With two major stories now having exploded in the media’s face, we should naturally expect some circumspection from the media and from the general public going forward, and a reluctance to pounce on a story before the facts crystallize.

BWAHAHAHAHAHA. Nah, that’s not going to happen. Here’s CNN’s resident “conservative” SE Cupp:

This is a variation of the “conservatives pounce” theme. When leftists say or do something . . . deplorable, the media reaction is to call out conservatives for either exposing or highlighting the deplorable activity.

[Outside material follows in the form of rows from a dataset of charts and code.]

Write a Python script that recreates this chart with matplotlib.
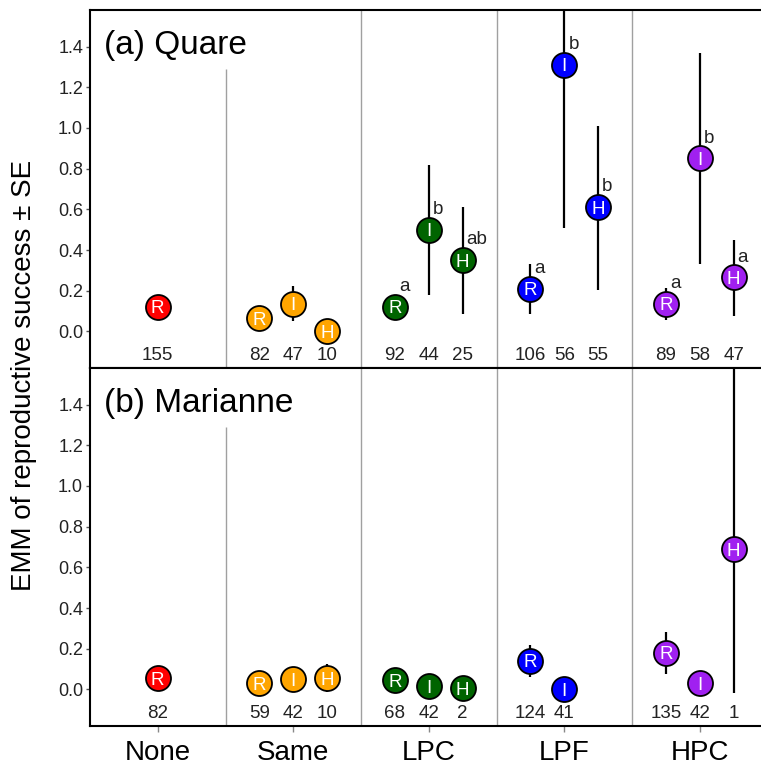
import matplotlib
matplotlib.use('Agg')
import matplotlib.pyplot as plt

plt.rcParams['font.family'] = ['Liberation Sans', 'DejaVu Sans']

groups = ['None', 'Same', 'LPC', 'LPF', 'HPC']
group_colors = ['#FF0000', '#FFA500', '#006400', '#0000FF', '#A020F0']

# ====== (a) Quare
quare_group = [0, 1, 1, 1, 2, 2, 2, 3, 3, 3, 4, 4, 4]
quare_type = ['R', 'R', 'I', 'H', 'R', 'I', 'H', 'R', 'I', 'H', 'R', 'I', 'H']
quare_mean = [0.12, 0.065, 0.137, 0.0, 0.12, 0.50, 0.35, 0.21, 1.31, 0.61, 0.135, 0.85, 0.265]
quare_lo = [0.07, 0.04, 0.05, 0.0, 0.06, 0.18, 0.087, 0.087, 0.51, 0.205, 0.054, 0.33, 0.077]
quare_hi = [0.175, 0.09, 0.225, 0.0, 0.17, 0.82, 0.61, 0.33, 2.10, 1.01, 0.215, 1.37, 0.45]
quare_n = [155, 82, 47, 10, 92, 44, 25, 106, 56, 55, 89, 58, 47]
quare_letters = ['', '', '', '', 'a', 'b', 'ab', 'a', 'b', 'b', 'a', 'b', 'a']

# ====== (b) Marianne
marianne_group = [0, 1, 1, 1, 2, 2, 2, 3, 3, 4, 4, 4]
marianne_type = ['R', 'R', 'I', 'H', 'R', 'I', 'H', 'R', 'I', 'R', 'I', 'H']
marianne_mean = [0.054, 0.03, 0.05, 0.055, 0.046, 0.016, 0.005, 0.14, 0.0, 0.18, 0.03, 0.69]
marianne_lo = [0.04, 0.02, 0.04, -0.015, 0.035, 0.01, 0.0, 0.06, 0.0, 0.075, 0.02, -0.02]
marianne_hi = [0.07, 0.04, 0.06, 0.125, 0.055, 0.02, 0.01, 0.22, 0.0, 0.28, 0.04, 1.70]
marianne_n = [82, 59, 42, 10, 68, 42, 2, 124, 41, 135, 42, 1]
marianne_letters = [''] * 12

offsets = {'R': -0.25, 'I': 0.0, 'H': 0.25}


def draw_panel(ax, title, grp, typ, mean, lo, hi, n, letters):
    ax.set_xlim(-0.5, 4.5)
    ax.set_ylim(-0.18, 1.58)
    # group separators
    ax.vlines(0.5, -0.18, 1.29, color='#A0A0A0', lw=1)
    for xs in [1.5, 2.5, 3.5]:
        ax.axvline(xs, color='#A0A0A0', lw=1)
    for g, t, m, l, h, num, let in zip(grp, typ, mean, lo, hi, n, letters):
        x = g if g == 0 else g + offsets[t]
        ax.vlines(x, l, h, color='black', lw=1.6, zorder=2)
        ax.plot(x, m, 'o', ms=18, mfc=group_colors[g], mec='black', mew=1.3, zorder=3)
        ax.text(x, m, t, color='white', ha='center', va='center_baseline', fontsize=13.5, zorder=4)
        ax.text(x, -0.12, str(num), ha='center', va='center', fontsize=13.5, color='#222222')
        if let:
            ax.text(x + 0.03, m + 0.1, let, ha='left', va='center', fontsize=13.5, color='#222222')
    ax.text(0.02, 0.90, title, transform=ax.transAxes, fontsize=24, ha='left', va='center')
    ax.set_yticks([0.0, 0.2, 0.4, 0.6, 0.8, 1.0, 1.2, 1.4])
    ax.set_yticklabels(['%.1f' % v for v in ax.get_yticks()], fontsize=13, color='#222222')
    ax.tick_params(axis='y', length=3, width=1, color='#555555', pad=2)
    for sp in ax.spines.values():
        sp.set_linewidth(1.5)


fig = plt.figure(figsize=(7.61, 7.67), dpi=100)
ax1 = fig.add_axes([90 / 761, 1 - 368 / 767, 677.5 / 761, 358 / 767])
ax2 = fig.add_axes([90 / 761, 1 - 726 / 767, 677.5 / 761, 358 / 767])

draw_panel(ax1, '(a) Quare', quare_group, quare_type, quare_mean, quare_lo, quare_hi,
           quare_n, quare_letters)
draw_panel(ax2, '(b) Marianne', marianne_group, marianne_type, marianne_mean, marianne_lo,
           marianne_hi, marianne_n, marianne_letters)

ax1.set_xticks([])
ax2.set_xticks(range(len(groups)))
ax2.set_xticklabels(groups, fontsize=20)
ax2.tick_params(axis='x', length=4, width=1, color='#888888', pad=6)

fig.text(24 / 761, 1 - 375 / 767, 'EMM of reproductive success \u00b1 SE', rotation=90,
         ha='center', va='center', fontsize=20)

fig.savefig('out.png', dpi=100)
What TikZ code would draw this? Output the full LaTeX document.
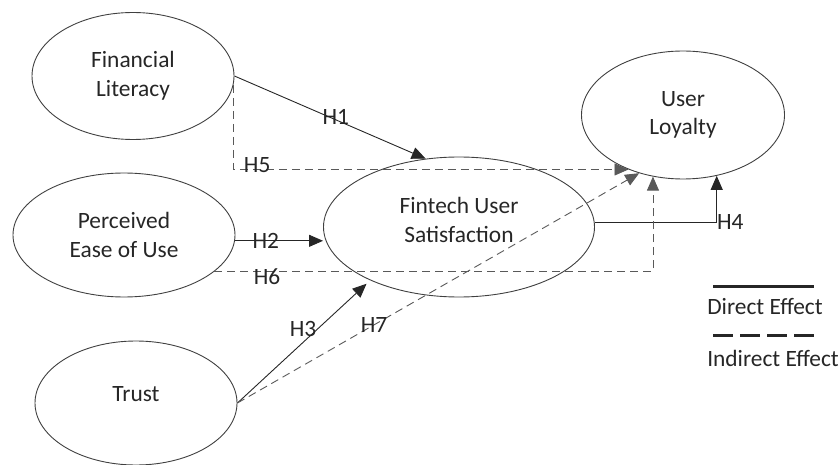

No one will learn a damned thing.

As for why people might be so eager to assume the worst of Trump supporters, the political bubbles we dwell in may explain much. Most of us reside in cocoons, reading news sources and social media feeds of those with whom we agree with politically. Not only does this cocooning impair our ability to understand the other side of the political spectrum, when we are exposed to the other side, it’s usually the worst elements of the other side. This is especially true on Twitter. When someone from the left is retweeted onto a conservative account – and vice versa – odds are it is someone expressing the dumbest opinion imaginable. The retweet is done for the express purpose of mockery. Therefore, we begin to hold even lower opinions of the other tribe. When a few schmuck alt-right accounts with a few thousand followers are retweeted by a member of La Resistance, the inclination is to believe that these are somehow representative of all of MAGA  nation. Similarly, if conservatives only see the most screeching members of La Resistance  retweeted into their timelines, they may come to believe that the left is more rabid than it might truly be.

And I do not absolve myself from any of this. I used to read a lot more left-wing political accounts and blogs than I do now.

Even if you’re not so inclined to start reading more Vox (or Breitbart), it would be good to keep in mind that not everything you see, especially when it is presented by co-partisans, is necessarily reflective of the entirety of the political thought of your political opposites.